Most technicians and installers serving Kemper County are based in Meridian, roughly 20-30 minutes from De Kalb, and travel out to Preston, Scooba, Wahalak, and the more remote parts of the county. Expect a modest travel fee on service calls, and plan ahead—scheduling your annual chimney sweep or gas inspection in late summer or early fall is easier than trying to get someone out during the first cold snap in December.

What's the typical installation cost range across all four fuel types?

Costs run similarly to national averages, with rural travel sometimes adding a bit on top. Wood stove or insert: roughly $4,000–$8,500 for a typical install. Gas or propane fireplace, insert, or stove: roughly $4,000–$10,000 depending on line work and venting. Pellet stove or insert: roughly $4,000–$7,000. Electric fireplace: $200–$3,000 for the unit itself, plus $400–$1,200 in labor for anything beyond a simple plug-in install. See the county + fuel pages above for cost detail tied to the dealers actually serving Kemper County.

How much should I budget for a fireplace?

For an average home—covering the fireplace, the vent pipe, and basic installation—a budget between $3,900 and $5,500 gives you a lot of options across wood, gas, and pellet.
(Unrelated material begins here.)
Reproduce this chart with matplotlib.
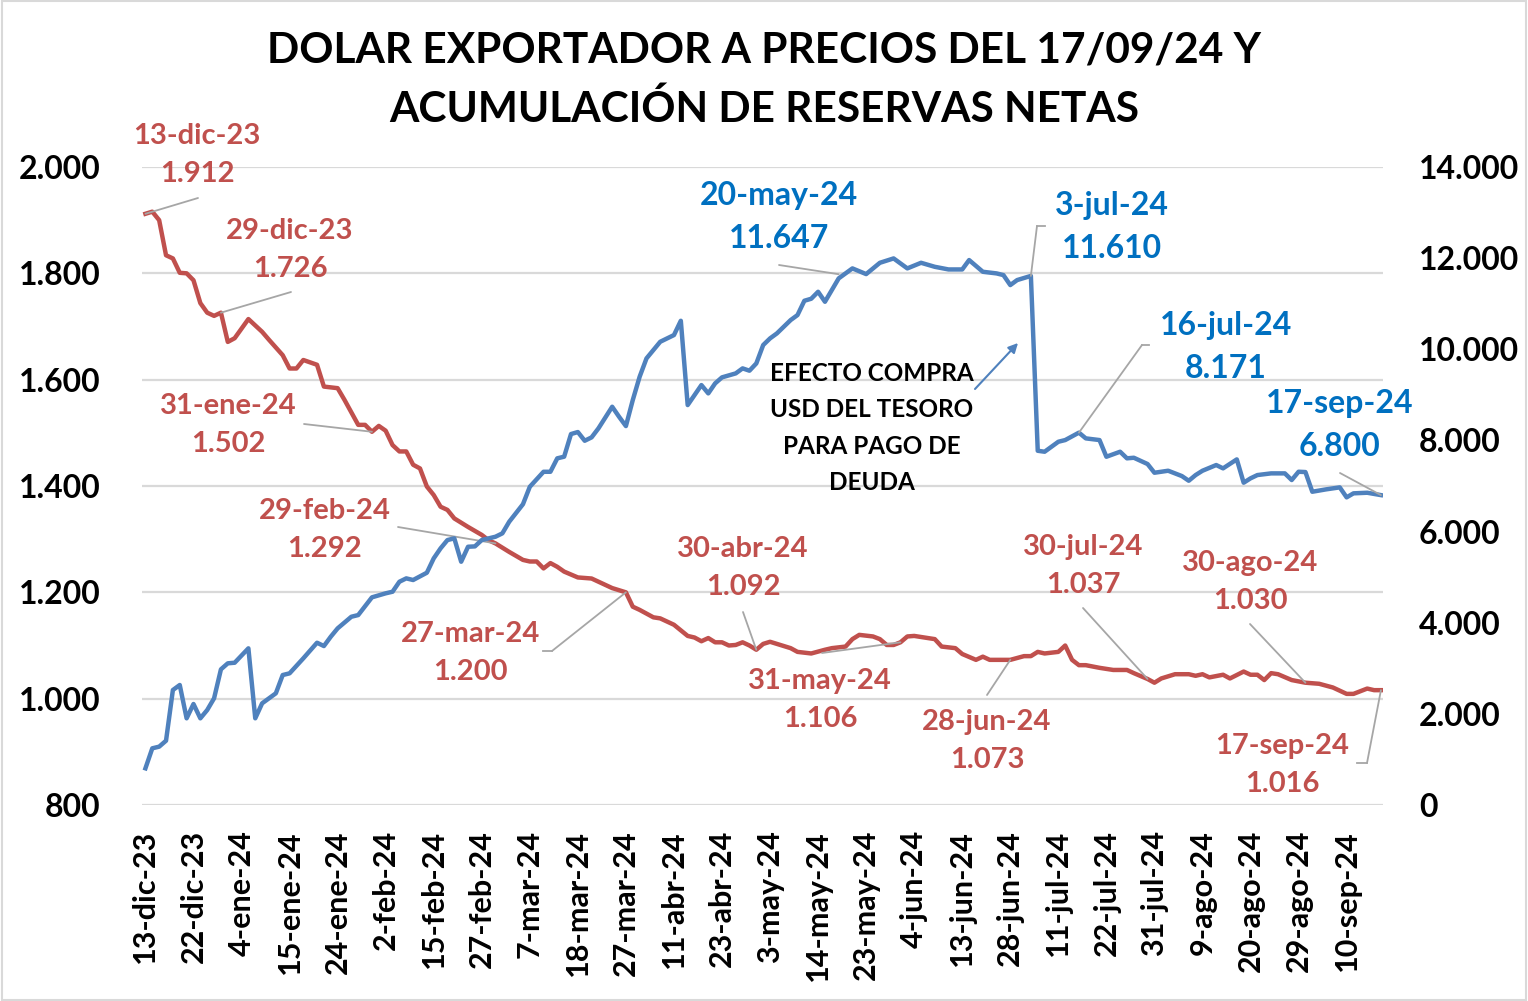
import matplotlib
matplotlib.use("Agg")
import matplotlib.pyplot as plt
from matplotlib.lines import Line2D
from matplotlib.patches import Rectangle

plt.rcParams["font.family"] = ["Lato", "DejaVu Sans"]
plt.rcParams["font.weight"] = "bold"

W, H = 1528, 1001

TITLE = "DOLAR EXPORTADOR A PRECIOS DEL 17/09/24 Y\nACUMULACIÓN DE RESERVAS NETAS"
NOTE = "EFECTO COMPRA\nUSD DEL TESORO\nPARA PAGO DE\nDEUDA"

# eje x: días hábiles desde el 13-dic-23, una etiqueta cada 7 ruedas
x_labels = ["13-dic-23", "22-dic-23", "4-ene-24", "15-ene-24", "24-ene-24", "2-feb-24",
            "15-feb-24", "27-feb-24", "7-mar-24", "18-mar-24", "27-mar-24", "11-abr-24",
            "23-abr-24", "3-may-24", "14-may-24", "23-may-24", "4-jun-24", "13-jun-24",
            "28-jun-24", "11-jul-24", "22-jul-24", "31-jul-24", "9-ago-24", "20-ago-24",
            "29-ago-24", "10-sep-24"]
n_days = 181

# dólar exportador a precios del 17/09/24 (eje izq.)
dolar_idx = [0, 1, 2, 3, 4, 5, 6, 7, 8, 9, 10, 11, 12, 13, 15, 17, 18, 20, 21, 22, 23, 25,
             26, 28, 29, 31, 32, 33, 34, 35, 36, 37, 38, 39, 40, 41, 42, 43, 44, 45, 47, 49,
             50, 51, 53, 55, 56, 57, 58, 59, 60, 61, 63, 65, 66, 68, 70, 71, 72, 74, 75, 77,
             79, 80, 81, 82, 83, 84, 85, 86, 87, 88, 89, 90, 91, 92, 94, 95, 97, 99, 100,
             102, 103, 104, 106, 107, 108, 109, 110, 111, 112, 114, 115, 116, 118, 119, 121,
             122, 123, 125, 126, 128, 129, 130, 131, 133, 134, 135, 136, 137, 139, 141, 143,
             144, 146, 147, 148, 150, 152, 153, 154, 155, 157, 158, 160, 161, 162, 163, 164,
             165, 167, 169, 171, 173, 175, 176, 178, 179, 180]
dolar_val = [1912, 1916, 1900, 1834, 1828, 1801, 1800, 1787, 1744, 1726, 1720, 1726, 1671,
             1678, 1714, 1690, 1675, 1646, 1621, 1621, 1637, 1628, 1587, 1584, 1562, 1515,
             1515, 1502, 1513, 1504, 1477, 1465, 1465, 1440, 1433, 1399, 1383, 1361, 1355,
             1339, 1323, 1308, 1298, 1292, 1276, 1261, 1258, 1258, 1245, 1255, 1248, 1239,
             1228, 1226, 1220, 1208, 1200, 1173, 1167, 1153, 1151, 1139, 1118, 1115, 1108,
             1114, 1106, 1106, 1100, 1101, 1106, 1100, 1092, 1103, 1107, 1103, 1095, 1088,
             1085, 1092, 1095, 1098, 1112, 1120, 1117, 1112, 1101, 1101, 1106, 1117, 1118,
             1114, 1112, 1098, 1095, 1084, 1073, 1079, 1073, 1073, 1073, 1080, 1080, 1088,
             1085, 1088, 1100, 1073, 1063, 1063, 1058, 1054, 1054, 1048, 1037, 1030, 1038,
             1046, 1046, 1043, 1046, 1040, 1045, 1038, 1051, 1045, 1045, 1035, 1048, 1046,
             1035, 1030, 1028, 1021, 1009, 1009, 1019, 1016, 1016]

# reservas netas, millones de USD (eje der.)
res_idx = [0, 1, 2, 3, 4, 5, 6, 7, 8, 9, 10, 11, 12, 13, 15, 16, 17, 19, 20, 21, 23, 25, 26,
           27, 28, 30, 31, 33, 35, 36, 37, 38, 39, 41, 42, 43, 44, 45, 46, 47, 48, 49, 50,
           51, 52, 53, 55, 56, 58, 59, 60, 61, 62, 63, 64, 65, 66, 68, 69, 70, 71, 72, 73,
           75, 76, 77, 78, 79, 81, 82, 83, 84, 86, 87, 88, 89, 90, 91, 92, 94, 95, 96, 97,
           98, 99, 100, 101, 103, 105, 107, 109, 110, 111, 113, 115, 117, 119, 120, 122,
           124, 125, 126, 127, 129, 130, 131, 133, 134, 136, 137, 139, 140, 142, 143, 144,
           146, 147, 149, 151, 152, 153, 154, 156, 157, 159, 160, 161, 162, 164, 166, 167,
           168, 169, 170, 172, 174, 175, 176, 178, 180]
res_val = [805, 1244, 1280, 1411, 2523, 2633, 1902, 2216, 1902, 2084, 2341, 2977, 3109, 3122,
           3438, 1902, 2231, 2451, 2852, 2889, 3218, 3561, 3488, 3693, 3876, 4131, 4168,
           4557, 4645, 4680, 4899, 4973, 4937, 5097, 5412, 5632, 5814, 5851, 5338, 5667,
           5675, 5814, 5851, 5887, 5961, 6216, 6600, 6983, 7312, 7312, 7607, 7643, 8140,
           8184, 7993, 8067, 8265, 8739, 8520, 8315, 8886, 9397, 9800, 10165, 10238, 10312,
           10626, 8776, 9215, 9032, 9252, 9384, 9471, 9581, 9530, 9690, 10093, 10239, 10349,
           10641, 10751, 11065, 11109, 11262, 11043, 11300, 11556, 11775, 11650, 11898,
           11994, 11885, 11775, 11898, 11810, 11752, 11752, 11958, 11701, 11665, 11628,
           11409, 11519, 11610, 7773, 7752, 7971, 8008, 8171, 8045, 8008, 7642, 7752, 7607,
           7620, 7482, 7291, 7335, 7218, 7115, 7240, 7335, 7460, 7387, 7584, 7072, 7168,
           7240, 7277, 7277, 7131, 7313, 7306, 6874, 6926, 6970, 6751, 6839, 6852, 6800]

left_ticks = [800, 1000, 1200, 1400, 1600, 1800, 2000]
right_ticks = [0, 2000, 4000, 6000, 8000, 10000, 12000, 14000]

# etiquetas de datos: (fecha, índice, valor)
dolar_notes = [("13-dic-23", 0, 1912), ("29-dic-23", 11, 1726), ("31-ene-24", 33, 1502),
               ("29-feb-24", 51, 1292), ("27-mar-24", 70, 1200), ("30-abr-24", 89, 1092),
               ("31-may-24", 110, 1106), ("28-jun-24", 126, 1073), ("30-jul-24", 146, 1037),
               ("30-ago-24", 169, 1030), ("17-sep-24", 180, 1016)]
res_notes = [("20-may-24", 101, 11647), ("3-jul-24", 129, 11610),
             ("16-jul-24", 136, 8171), ("17-sep-24", 180, 6800)]

# posición del texto y quiebres de la línea guía, en píxeles de la imagen
dolar_pos = [((197, 155), [(198, 198)]), ((290, 250), [(291, 292)]),
             ((228, 425), [(304, 424)]), ((325, 530), [(398, 527)]),
             ((470, 653), [(543, 651), (552, 651)]), ((743, 568), [(743, 612)]),
             ((820, 700), [(822, 653)]), ((987, 741), [(987, 695)]),
             ((1083, 566), [(1083, 608)]), ((1250, 582), [(1250, 624)]),
             ((1282, 765), [(1357, 763), (1367, 763)])]
res_pos = [((779, 217), [(779, 265)]), ((1112, 227), [(1045, 226), (1037, 226)]),
           ((1226, 347), [(1149, 345), (1142, 345)]), ((1340, 425), [(1340, 473)])]

RED = "#C0504D"
BLUE = "#4F81BD"
BLUE_TXT = "#0070C0"
GRID = "#D9D9D9"


def fx(x, y):
    return x / W, 1 - y / H


def fmt(v):
    return f"{v:,}".replace(",", ".")


fig = plt.figure(figsize=(W / 100, H / 100), dpi=100)
fig.add_artist(Rectangle((0.001, 0.001), 0.998, 0.998, transform=fig.transFigure,
                         fill=False, edgecolor=GRID, linewidth=1.5))

ax = fig.add_axes([142 / W, 1 - 805 / H, (1383 - 142) / W, (805 - 167) / H])
ax2 = ax.twinx()

ax.plot(dolar_idx, dolar_val, color=RED, linewidth=3.2, solid_joinstyle="round", zorder=3)
ax2.plot(res_idx, res_val, color=BLUE, linewidth=3.2, solid_joinstyle="round", zorder=3)

ax.set_xlim(-0.5, n_days - 0.7)
ax.set_ylim(left_ticks[0], left_ticks[-1])
ax2.set_ylim(right_ticks[0], right_ticks[-1])

ax.set_yticks(left_ticks)
ax.set_yticklabels([fmt(v) for v in left_ticks])
ax2.set_yticks(right_ticks)
ax2.set_yticklabels([fmt(v) for v in right_ticks])
ax.set_xticks(range(0, 7 * len(x_labels), 7))
ax.set_xticklabels(x_labels, rotation=90)

ax.grid(True, axis="y", color=GRID, linewidth=1.6)
ax.set_axisbelow(True)
ax.tick_params(axis="y", length=0, labelsize=23, pad=30)
ax.tick_params(axis="x", length=0, labelsize=22, pad=18)
ax2.tick_params(axis="y", length=0, labelsize=23, pad=26)
for a in (ax, ax2):
    for s in a.spines.values():
        s.set_visible(False)

fig.text(0.5, fx(0, 80)[1], TITLE, ha="center", va="center", fontsize=30.5,
         fontweight="bold", linespacing=1.6)


def note(axis, notes, pos, color, size):
    for (date, i, v), ((tx, ty), guide) in zip(notes, pos):
        fig.text(*fx(tx, ty), f"{date}\n{fmt(v)}", ha="center", va="center",
                 color=color, fontsize=size, fontweight="bold", linespacing=1.55)
        axis.annotate("", xy=(i, v), xytext=fx(*guide[-1]), textcoords="figure fraction",
                      arrowprops=dict(arrowstyle="-", color="#A6A6A6", lw=1.3,
                                      shrinkA=0, shrinkB=0))
        if len(guide) > 1:
            xs, ys = zip(*[fx(*p) for p in guide])
            fig.add_artist(Line2D(xs, ys, color="#A6A6A6", lw=1.3))


note(ax, dolar_notes, dolar_pos, RED, 21)
note(ax2, res_notes, res_pos, BLUE_TXT, 23)

fig.text(*fx(872, 428), NOTE, ha="center", va="center", fontsize=17.5, fontweight="bold",
         linespacing=1.7)
ax2.annotate("", xy=fx(1018, 343), xytext=fx(975, 389), xycoords="figure fraction",
             textcoords="figure fraction",
             arrowprops=dict(arrowstyle="-|>", color=BLUE, lw=1.5, mutation_scale=14,
                             shrinkA=0, shrinkB=0))

fig.savefig("out.png", dpi=100)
By the time you add finish work, gas line, and electrical, the average complete installation lands between $5,000 and $12,000 all-in. In a remodel or new build, a good rule is to put about 2.5% of the total project cost toward the fireplace.

Can a fireplace actually lower my heating bill?

Yes—by creating a comfort zone. A furnace heats every square foot of the house just to warm the one room you're in; a gas fireplace on low burns roughly a sixth of the gas a typical furnace does. Set the furnace around 55–60 degrees as a baseline, then heat the rooms your family actually uses. Families who heat this way commonly save $20–$60 a month.

What is an in-home preview and do I need one?

It's a visit where a hearth professional measures your space, confirms the model you picked actually works in your home, and walks the specs—framing, gas line, venting, finish work—before anything is ordered. Some details you just can't know until you see the house. Never make a down payment without one; it's the single most-skipped step that burns buyers.

Does a fireplace add value to my home?

On average, a fireplace adds back to the home about the same amount you spent installing it. Add the monthly savings from heating the rooms you actually use instead of the whole house—often hundreds of dollars a year—and the value case is strong before you even count what a fire does for how your family uses the room.